* DO THIS *
Exactly the lines from the start of the data below through the line that contains "const followUpEnd = 60;" are to be copied, with pictures left out.

* MATERIAL PROVIDED *
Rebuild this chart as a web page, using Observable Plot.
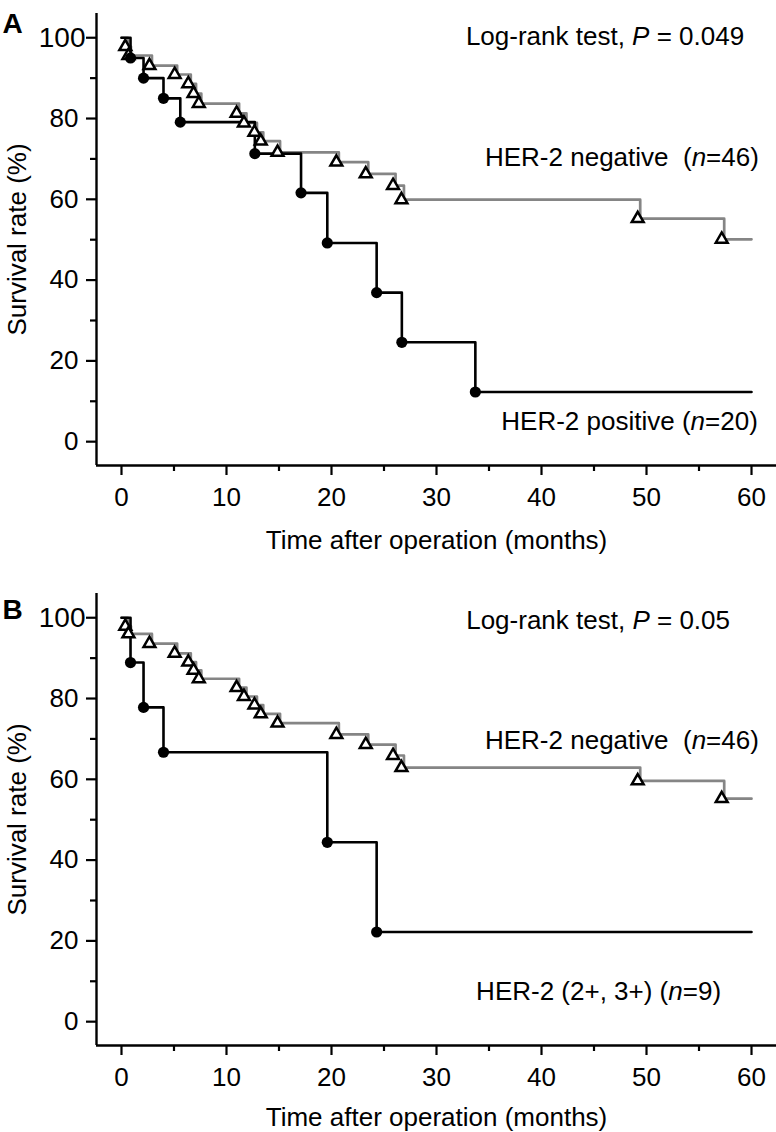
<!DOCTYPE html>
<html>
<head>
<meta charset="utf-8">
<script src="https://cdn.jsdelivr.net/npm/d3@7"></script>
<script src="https://cdn.jsdelivr.net/npm/@observablehq/plot@0.6"></script>
<style>
html, body { margin: 0; padding: 0; background: #fff; }
#chart { width: 776px; }
#chart svg { display: block; }
</style>
</head>
<body>
<div id="chart"></div>
<script>
// ---------- data ----------
const xTicks = [0, 10, 20, 30, 40, 50, 60];
const xMinorTicks = [5, 15, 25, 35, 45, 55];
const yTicks = [0, 20, 40, 60, 80];
const yTopTick = [100];
const yMinorTicks = [10, 30, 50, 70, 90];
const followUpEnd = 60;

// Panel A: HER-2 negative (n=46), event times (months) and survival (%) after each event
const aNegTime = [0.6, 0.9, 2.9, 5.3, 6.6, 7.1, 7.6, 11.2, 11.9, 12.9, 13.5, 15.1, 20.7, 23.5, 26.1, 26.9, 49.4, 57.4];
const aNegSurv = [97.8, 95.6, 93.1, 90.9, 88.6, 86.2, 83.7, 81.3, 78.9, 76.6, 74.4, 71.6, 69.2, 66.3, 63.4, 59.9, 55.2, 50.1];
// Panel A: HER-2 positive (n=20)
const aPosTime = [0.86, 2.1, 4.0, 5.6, 12.7, 17.1, 19.6, 24.3, 26.7, 33.7];
const aPosSurv = [95.0, 90.0, 85.0, 79.1, 71.3, 61.6, 49.2, 36.9, 24.6, 12.3];

// Panel B: HER-2 negative (n=46)
const bNegTime = [0.6, 0.9, 2.9, 5.3, 6.6, 7.1, 7.6, 11.2, 11.9, 12.9, 13.5, 15.1, 20.7, 23.5, 26.1, 26.9, 49.4, 57.4];
const bNegSurv = [97.9, 96.0, 93.6, 91.2, 89.0, 87.0, 84.9, 82.7, 80.5, 78.4, 76.2, 73.9, 71.1, 68.6, 65.9, 62.9, 59.6, 55.2];
// Panel B: HER-2 (2+, 3+) (n=9)
const bPosTime = [0.86, 2.1, 4.0, 19.6, 24.3];
const bPosSurv = [88.9, 77.8, 66.7, 44.4, 22.2];

// Annotations
const aLabels = ["Log-rank test, P = 0.049", "HER-2 negative  (n=46)", "HER-2 positive (n=20)"];
const aLabelX = [59.3, 60.7, 60.6];
const aLabelY = [98.1, 68.2, 2.8];
const bLabels = ["Log-rank test, P = 0.05", "HER-2 negative  (n=46)", "HER-2 (2+, 3+) (n=9)"];
const bLabelX = [57.95, 60.7, 57.1];
const bLabelY = [97.1, 67.6, 5.3];

const xLabel = "Time after operation (months)";
const yLabel = "Survival rate (%)";
const xDomain = [-2.38, 62.38];
const yDomain = [-5.9, 106];

// ---------- helpers ----------
function stepData(times, survs) {
  return [{t: 0, s: 100}]
    .concat(times.map((t, i) => ({t, s: survs[i]})))
    .concat([{t: followUpEnd, s: survs[survs.length - 1]}]);
}
function events(times, survs) {
  return times.map((t, i) => ({t, s: survs[i]}));
}

function italicize(svg) {
  svg.querySelectorAll("text").forEach(t => {
    if (t.querySelector("tspan")) return;
    const s = t.textContent;
    const re = /P(?= =)|(?<=\()n(?==)/g;
    if (!/\(n=|P =/.test(s)) return;
    t.textContent = "";
    t.style.whiteSpace = "pre";
    let last = 0, m;
    const add = (str, it) => {
      const ts = document.createElementNS("http://www.w3.org/2000/svg", "tspan");
      ts.textContent = str;
      if (it) ts.setAttribute("font-style", "italic");
      t.appendChild(ts);
    };
    while ((m = re.exec(s))) {
      if (m.index > last) add(s.slice(last, m.index), false);
      add(m[0], true);
      last = m.index + m[0].length;
    }
    if (last < s.length) add(s.slice(last), false);
  });
}

function panel(cfg) {
  const ann = cfg.labels.map((label, i) => ({label, x: cfg.labelX[i], y: cfg.labelY[i]}));
  const svg = Plot.plot({
    width: 776,
    height: cfg.height,
    marginLeft: 96,
    marginRight: 0,
    marginTop: 13,
    marginBottom: cfg.height - 465,
    style: {fontFamily: "'Liberation Sans', Arial, Helvetica, sans-serif", fontSize: "26px", color: "#000", background: "#fff", overflow: "visible"},
    x: {domain: xDomain},
    y: {domain: yDomain},
    marks: [
      Plot.ruleX([xDomain[0]], {stroke: "#000", strokeWidth: 2.4}),
      Plot.ruleY([yDomain[0]], {stroke: "#000", strokeWidth: 2.4}),
      Plot.axisX(xTicks, {tickSize: 10, tickPadding: 12, strokeWidth: 2.2, label: null}),
      Plot.axisX(xMinorTicks, {tickSize: 6, strokeWidth: 2.2, fill: "none", label: null}),
      Plot.axisY(yTicks, {tickSize: 10, tickPadding: 8, strokeWidth: 2.2, label: null}),
      Plot.axisY(yTopTick, {tickSize: 10, tickPadding: 1, strokeWidth: 2.2, label: null, fontSize: 28}),
      Plot.axisY(yMinorTicks, {tickSize: 6, strokeWidth: 2.2, fill: "none", label: null}),
      Plot.line(stepData(cfg.negTime, cfg.negSurv), {x: "t", y: "s", curve: "step-after", stroke: "#858585", strokeWidth: 2.7}),
      Plot.line(stepData(cfg.posTime, cfg.posSurv), {x: "t", y: "s", curve: "step-after", stroke: "#000", strokeWidth: 2.6}),
      Plot.dot(events(cfg.negTime, cfg.negSurv), {x: "t", y: "s", symbol: "triangle", r: 4.4, fill: "#fff", stroke: "#000", strokeWidth: 2.5, dx: -2.5}),
      Plot.dot(events(cfg.posTime, cfg.posSurv), {x: "t", y: "s", r: 5.6, fill: "#000", stroke: "none"}),
      Plot.text(ann, {x: "x", y: "y", text: "label", textAnchor: "end", lineAnchor: "bottom", fill: "#000"}),
      Plot.text([xLabel], {frameAnchor: "bottom", dy: cfg.xLabelDy, lineAnchor: "bottom", textAnchor: "middle", fill: "#000"}),
      Plot.text([yLabel], {frameAnchor: "left", rotate: -90, dx: -71, lineAnchor: "bottom", textAnchor: "middle", fill: "#000"}),
      Plot.text([cfg.letter], {frameAnchor: "top-left", dx: -94, dy: cfg.letterDy, lineAnchor: "bottom", textAnchor: "start", fontWeight: "bold", fontSize: 28, fill: "#000"})
    ]
  });
  italicize(svg);
  return svg;
}

const root = document.getElementById("chart");
root.appendChild(panel({
  letter: "A", height: 580, letterDy: 19, xLabelDy: 83,
  negTime: aNegTime, negSurv: aNegSurv, posTime: aPosTime, posSurv: aPosSurv,
  labels: aLabels, labelX: aLabelX, labelY: aLabelY
}));
root.appendChild(panel({
  letter: "B", height: 552, letterDy: 25, xLabelDy: 80,
  negTime: bNegTime, negSurv: bNegSurv, posTime: bPosTime, posSurv: bPosSurv,
  labels: bLabels, labelX: bLabelX, labelY: bLabelY
}));
</script>
</body>
</html>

* WRITTEN REPLY *
Rebuild this chart as a web page, using Observable Plot.
<!DOCTYPE html>
<html>
<head>
<meta charset="utf-8">
<script src="https://cdn.jsdelivr.net/npm/d3@7"></script>
<script src="https://cdn.jsdelivr.net/npm/@observablehq/plot@0.6"></script>
<style>
html, body { margin: 0; padding: 0; background: #fff; }
#chart { width: 776px; }
#chart svg { display: block; }
</style>
</head>
<body>
<div id="chart"></div>
<script>
// ---------- data ----------
const xTicks = [0, 10, 20, 30, 40, 50, 60];
const xMinorTicks = [5, 15, 25, 35, 45, 55];
const yTicks = [0, 20, 40, 60, 80];
const yTopTick = [100];
const yMinorTicks = [10, 30, 50, 70, 90];
const followUpEnd = 60;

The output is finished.